▸ **EXERCISE OBJECTIVE**
Copy out all the lines exactly. Omit pictures.
───── INFORMATION SHOWN ─────
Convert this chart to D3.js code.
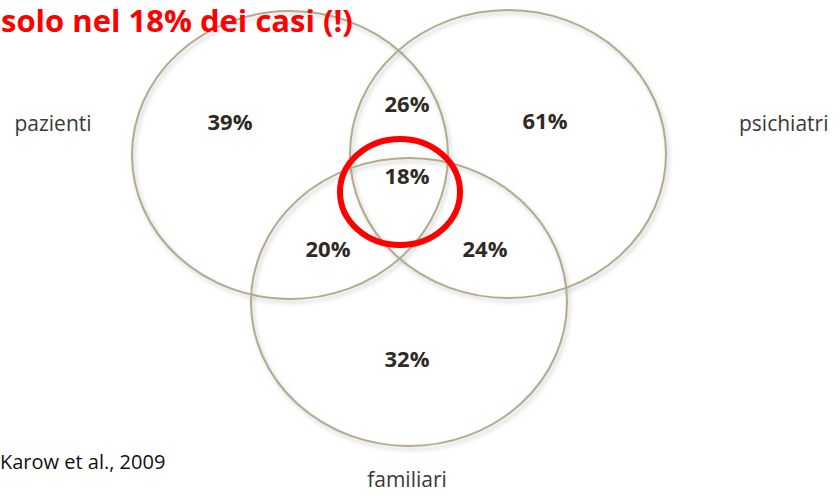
<!DOCTYPE html>
<html>
<head>
<meta charset="utf-8">
<script src="https://cdn.jsdelivr.net/npm/d3@7"></script>
<style>
  body { margin: 0; background: #fff; }
  text { font-family: "Open Sans", sans-serif; }
</style>
</head>
<body>
<script>
// data
const sets = ["pazienti", "psichiatri", "familiari"];
const regions = ["pazienti", "pazienti+psichiatri", "psichiatri", "tutti", "pazienti+familiari", "psichiatri+familiari", "familiari"];
const values = [39, 26, 61, 18, 20, 24, 32];
const title = "solo nel 18% dei casi (!)";
const source = "Karow et al., 2009";

// layout
const width = 839, height = 497;
const rx = 158, ry = 144;
const centers = [[290, 155], [508, 154], [409, 302]];
const setLabelPos = [[53, 131, "middle"], [739, 131, "start"], [407, 487, "middle"]];
const regionPos = [[230, 130], [407, 112], [545, 129], [407, 184], [328, 257], [485, 257], [407, 367]];

const svg = d3.select("body")
    .append("svg")
    .attr("width", width)
    .attr("height", height);

const defs = svg.append("defs");
defs.append("filter")
    .attr("id", "shadow")
    .attr("x", "-10%").attr("y", "-10%")
    .attr("width", "120%").attr("height", "120%")
  .append("feDropShadow")
    .attr("dx", 2).attr("dy", 3)
    .attr("stdDeviation", 2)
    .attr("flood-color", "#888")
    .attr("flood-opacity", 0.45);

// circles
svg.selectAll("ellipse.set")
    .data(sets)
    .enter()
    .append("ellipse")
    .attr("class", "set")
    .attr("cx", (d, i) => centers[i][0])
    .attr("cy", (d, i) => centers[i][1])
    .attr("rx", rx)
    .attr("ry", ry)
    .attr("fill", "none")
    .attr("stroke", "#b3ab8e")
    .attr("stroke-width", 2)
    .attr("filter", "url(#shadow)");

// set labels
svg.selectAll("text.set")
    .data(sets)
    .enter()
    .append("text")
    .attr("class", "set")
    .attr("x", (d, i) => setLabelPos[i][0])
    .attr("y", (d, i) => setLabelPos[i][1])
    .attr("text-anchor", (d, i) => setLabelPos[i][2])
    .attr("font-size", 21)
    .attr("fill", "#3b3935")
    .text(d => d);

// region values
svg.selectAll("text.val")
    .data(values)
    .enter()
    .append("text")
    .attr("class", "val")
    .attr("x", (d, i) => regionPos[i][0])
    .attr("y", (d, i) => regionPos[i][1])
    .attr("text-anchor", "middle")
    .attr("font-size", 22)
    .attr("font-weight", "bold")
    .attr("fill", "#2e2a24")
    .text(d => d + "%");

// red highlight round the 18%
const hi = regions.indexOf("tutti");
svg.append("ellipse")
    .attr("cx", regionPos[hi][0] - 7)
    .attr("cy", regionPos[hi][1] + 8)
    .attr("rx", 60)
    .attr("ry", 53)
    .attr("fill", "none")
    .attr("stroke", "#ff0000")
    .attr("stroke-width", 6);

// title
svg.append("text")
    .attr("x", 1)
    .attr("y", 32)
    .attr("font-size", 31)
    .attr("font-weight", "bold")
    .attr("fill", "#ff0000")
    .text(title);

// source
svg.append("text")
    .attr("x", 0)
    .attr("y", 469)
    .attr("font-size", 20)
    .attr("fill", "#111")
    .text(source);
</script>
</body>
</html>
─────
▸ **ANSWER FOR THIS EXERCISE**
Convert this chart to D3.js code.
<!DOCTYPE html>
<html>
<head>
<meta charset="utf-8">
<script src="https://cdn.jsdelivr.net/npm/d3@7"></script>
<style>
  body { margin: 0; background: #fff; }
  text { font-family: "Open Sans", sans-serif; }
</style>
</head>
<body>
<script>
// data
const sets = ["pazienti", "psichiatri", "familiari"];
const regions = ["pazienti", "pazienti+psichiatri", "psichiatri", "tutti", "pazienti+familiari", "psichiatri+familiari", "familiari"];
const values = [39, 26, 61, 18, 20, 24, 32];
const title = "solo nel 18% dei casi (!)";
const source = "Karow et al., 2009";

// layout
const width = 839, height = 497;
const rx = 158, ry = 144;
const centers = [[290, 155], [508, 154], [409, 302]];
const setLabelPos = [[53, 131, "middle"], [739, 131, "start"], [407, 487, "middle"]];
const regionPos = [[230, 130], [407, 112], [545, 129], [407, 184], [328, 257], [485, 257], [407, 367]];

const svg = d3.select("body")
    .append("svg")
    .attr("width", width)
    .attr("height", height);

const defs = svg.append("defs");
defs.append("filter")
    .attr("id", "shadow")
    .attr("x", "-10%").attr("y", "-10%")
    .attr("width", "120%").attr("height", "120%")
  .append("feDropShadow")
    .attr("dx", 2).attr("dy", 3)
    .attr("stdDeviation", 2)
    .attr("flood-color", "#888")
    .attr("flood-opacity", 0.45);

// circles
svg.selectAll("ellipse.set")
    .data(sets)
    .enter()
    .append("ellipse")
    .attr("class", "set")
    .attr("cx", (d, i) => centers[i][0])
    .attr("cy", (d, i) => centers[i][1])
    .attr("rx", rx)
    .attr("ry", ry)
    .attr("fill", "none")
    .attr("stroke", "#b3ab8e")
    .attr("stroke-width", 2)
    .attr("filter", "url(#shadow)");

// set labels
svg.selectAll("text.set")
    .data(sets)
    .enter()
    .append("text")
    .attr("class", "set")
    .attr("x", (d, i) => setLabelPos[i][0])
    .attr("y", (d, i) => setLabelPos[i][1])
    .attr("text-anchor", (d, i) => setLabelPos[i][2])
    .attr("font-size", 21)
    .attr("fill", "#3b3935")
    .text(d => d);

// region values
svg.selectAll("text.val")
    .data(values)
    .enter()
    .append("text")
    .attr("class", "val")
    .attr("x", (d, i) => regionPos[i][0])
    .attr("y", (d, i) => regionPos[i][1])
    .attr("text-anchor", "middle")
    .attr("font-size", 22)
    .attr("font-weight", "bold")
    .attr("fill", "#2e2a24")
    .text(d => d + "%");

// red highlight round the 18%
const hi = regions.indexOf("tutti");
svg.append("ellipse")
    .attr("cx", regionPos[hi][0] - 7)
    .attr("cy", regionPos[hi][1] + 8)
    .attr("rx", 60)
    .attr("ry", 53)
    .attr("fill", "none")
    .attr("stroke", "#ff0000")
    .attr("stroke-width", 6);

// title
svg.append("text")
    .attr("x", 1)
    .attr("y", 32)
    .attr("font-size", 31)
    .attr("font-weight", "bold")
    .attr("fill", "#ff0000")
    .text(title);

// source
svg.append("text")
    .attr("x", 0)
    .attr("y", 469)
    .attr("font-size", 20)
    .attr("fill", "#111")
    .text(source);
</script>
</body>
</html>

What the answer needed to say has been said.